Strong’s field hockey team brought home a bronze medal, which is now framed and in her office. When she returned from Los Angeles and a multi-city tour for winning a medal, Hatfield had a parade waiting for her off the highway.

“I was proud to be from a small town going over to represent western Mass.,” Strong said. “Little old Hatfield, nobody knows where it is. When I got off the highway there was a convertible waiting for me.”

As Strong cruised through Hatfield, crowds lined the street headed toward Town Hall, where there was a ceremony in her honor.

“Words can’t justify that feeling,” Strong said. “I was thrilled with that support. It was a neat kind of unity.”

With Amherst native Michael Hixon in Rio for the 2016 Olympic Games, Strong can’t help but to share his excitement as the games get underway.

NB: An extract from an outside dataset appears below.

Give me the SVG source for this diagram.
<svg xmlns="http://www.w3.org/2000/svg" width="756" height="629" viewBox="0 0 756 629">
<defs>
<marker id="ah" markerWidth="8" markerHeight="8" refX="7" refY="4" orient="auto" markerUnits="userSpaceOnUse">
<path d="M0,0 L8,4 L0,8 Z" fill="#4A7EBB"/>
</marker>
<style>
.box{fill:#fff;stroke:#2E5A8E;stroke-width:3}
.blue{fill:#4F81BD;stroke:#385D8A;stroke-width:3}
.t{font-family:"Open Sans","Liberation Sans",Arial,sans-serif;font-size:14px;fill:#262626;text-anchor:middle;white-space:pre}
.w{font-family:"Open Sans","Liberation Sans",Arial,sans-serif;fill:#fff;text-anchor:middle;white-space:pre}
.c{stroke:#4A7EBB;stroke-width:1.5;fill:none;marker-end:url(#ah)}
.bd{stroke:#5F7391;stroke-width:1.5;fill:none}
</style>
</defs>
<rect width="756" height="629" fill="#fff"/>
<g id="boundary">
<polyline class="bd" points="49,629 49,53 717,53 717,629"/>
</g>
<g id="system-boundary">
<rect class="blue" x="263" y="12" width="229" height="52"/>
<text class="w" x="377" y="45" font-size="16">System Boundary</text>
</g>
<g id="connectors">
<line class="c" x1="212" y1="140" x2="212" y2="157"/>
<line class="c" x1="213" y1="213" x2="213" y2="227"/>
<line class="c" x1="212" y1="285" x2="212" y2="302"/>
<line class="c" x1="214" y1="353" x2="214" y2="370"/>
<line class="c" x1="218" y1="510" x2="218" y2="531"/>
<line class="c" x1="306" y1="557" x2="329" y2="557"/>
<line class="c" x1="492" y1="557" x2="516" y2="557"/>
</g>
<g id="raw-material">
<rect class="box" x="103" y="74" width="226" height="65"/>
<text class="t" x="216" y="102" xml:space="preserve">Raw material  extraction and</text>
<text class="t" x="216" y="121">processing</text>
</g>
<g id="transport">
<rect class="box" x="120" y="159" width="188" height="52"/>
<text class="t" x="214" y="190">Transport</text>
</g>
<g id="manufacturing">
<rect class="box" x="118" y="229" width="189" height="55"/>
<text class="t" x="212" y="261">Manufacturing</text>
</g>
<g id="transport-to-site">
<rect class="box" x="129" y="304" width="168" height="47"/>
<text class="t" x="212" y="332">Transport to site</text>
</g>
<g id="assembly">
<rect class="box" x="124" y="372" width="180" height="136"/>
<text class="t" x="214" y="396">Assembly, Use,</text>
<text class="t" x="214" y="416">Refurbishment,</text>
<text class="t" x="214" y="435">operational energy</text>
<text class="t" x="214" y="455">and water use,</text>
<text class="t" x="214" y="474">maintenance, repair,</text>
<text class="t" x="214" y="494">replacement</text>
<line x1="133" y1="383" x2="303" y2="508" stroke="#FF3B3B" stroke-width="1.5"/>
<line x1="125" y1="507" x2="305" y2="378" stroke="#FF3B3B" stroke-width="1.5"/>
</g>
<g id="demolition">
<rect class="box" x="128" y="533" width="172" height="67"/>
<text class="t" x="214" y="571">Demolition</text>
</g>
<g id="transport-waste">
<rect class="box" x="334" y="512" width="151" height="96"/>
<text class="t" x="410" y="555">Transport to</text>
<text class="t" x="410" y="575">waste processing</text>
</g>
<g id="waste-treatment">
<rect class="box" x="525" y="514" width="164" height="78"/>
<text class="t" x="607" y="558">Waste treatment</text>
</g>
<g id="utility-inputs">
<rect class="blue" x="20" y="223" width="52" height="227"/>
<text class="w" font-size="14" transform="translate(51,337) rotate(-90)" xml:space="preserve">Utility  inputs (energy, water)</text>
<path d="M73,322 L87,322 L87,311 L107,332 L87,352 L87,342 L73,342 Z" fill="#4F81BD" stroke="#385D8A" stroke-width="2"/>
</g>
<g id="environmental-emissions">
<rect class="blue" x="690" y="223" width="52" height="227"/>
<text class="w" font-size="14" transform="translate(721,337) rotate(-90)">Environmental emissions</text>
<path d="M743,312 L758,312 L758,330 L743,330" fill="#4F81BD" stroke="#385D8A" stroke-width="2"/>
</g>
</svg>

After Strong, Hixon is only the second athlete born and raised in Hampshire County to make the Summer Olympics.

“He obviously has made the sacrifice,” Strong said. “He has trained day after day. Now he is there and he has to peak. There is going to be so much excitement. Your eyes get huge. He’s going to have a lot moments where he says ‘wow here I am’. He’s just got to enjoy it and not get caught up in what’s going on around you.”

It’s all about diving for Hixon, who will compete in the 3-meter synchronized springboard with Sam Dorman, and 3-meter individual springboard.

Strong witnessed Greg Louganis win gold in 1984.

“You’re still there for a purpose,” Strong said. “To bring home a medal for your country. You don’t know if you’ll be back. Take it one dive at a time.”

Even 32 years later, people notice Strong as someone they’ve seen or read about.

“They will stop me and recognize me,” Strong said. “Especially when the Olympics come around. It surprises me. It could be in the grocery store or where ever. They look at me and the wheels start turning. It strikes up a conversation.”

Strong went to Smith Academy and had 20 classmates in her graduating class. From there she played at UMass and then it was on to the Olympics at age 24.

After coaching at Smith College for 20 years, Strong jumped into officiating and that is where she has spent the last eight years.

Strong recently got a tattoo of the Olympic rings on her right forearm. The spot was quite deliberate, as in her officiating duties she spends a lot of time pointing with that arm. The tattoo represents a sign to a complaining player of her field hockey accomplishments.

“I mostly do Division I,” Strong said. “A lot of ACC teams. It was a new challenge but I love still being involved with the game. Running with the players and anticipating what they are going to do. I do it as long as my body will let me.”

Strong had a chance to compete at the 1980 Olympic Games in Moscow, but President Jimmy Carter called for a boycott.

“We were hearing that the invasion of Afghanistan might cause a boycott,” Strong said. “It happened. Then we heard we might get to decide as a team.”

About 60 counties boycotted the Olympics.

“You want to feel sick to your stomach,” Strong said. “Some of the (field hockey) team had to miss the games and retire. It was devastating. I don’t think sports and politics should mix.”

Carter invited American athletes to the White House as a consolation for not competing, but many athletes, including Strong, did not want to go. The disappointment behind missing 1980 motivated Strong to train for 1984 with an added ferocity.

“I refocused and used it as motivation,” Strong said. “But four years seemed like 40.”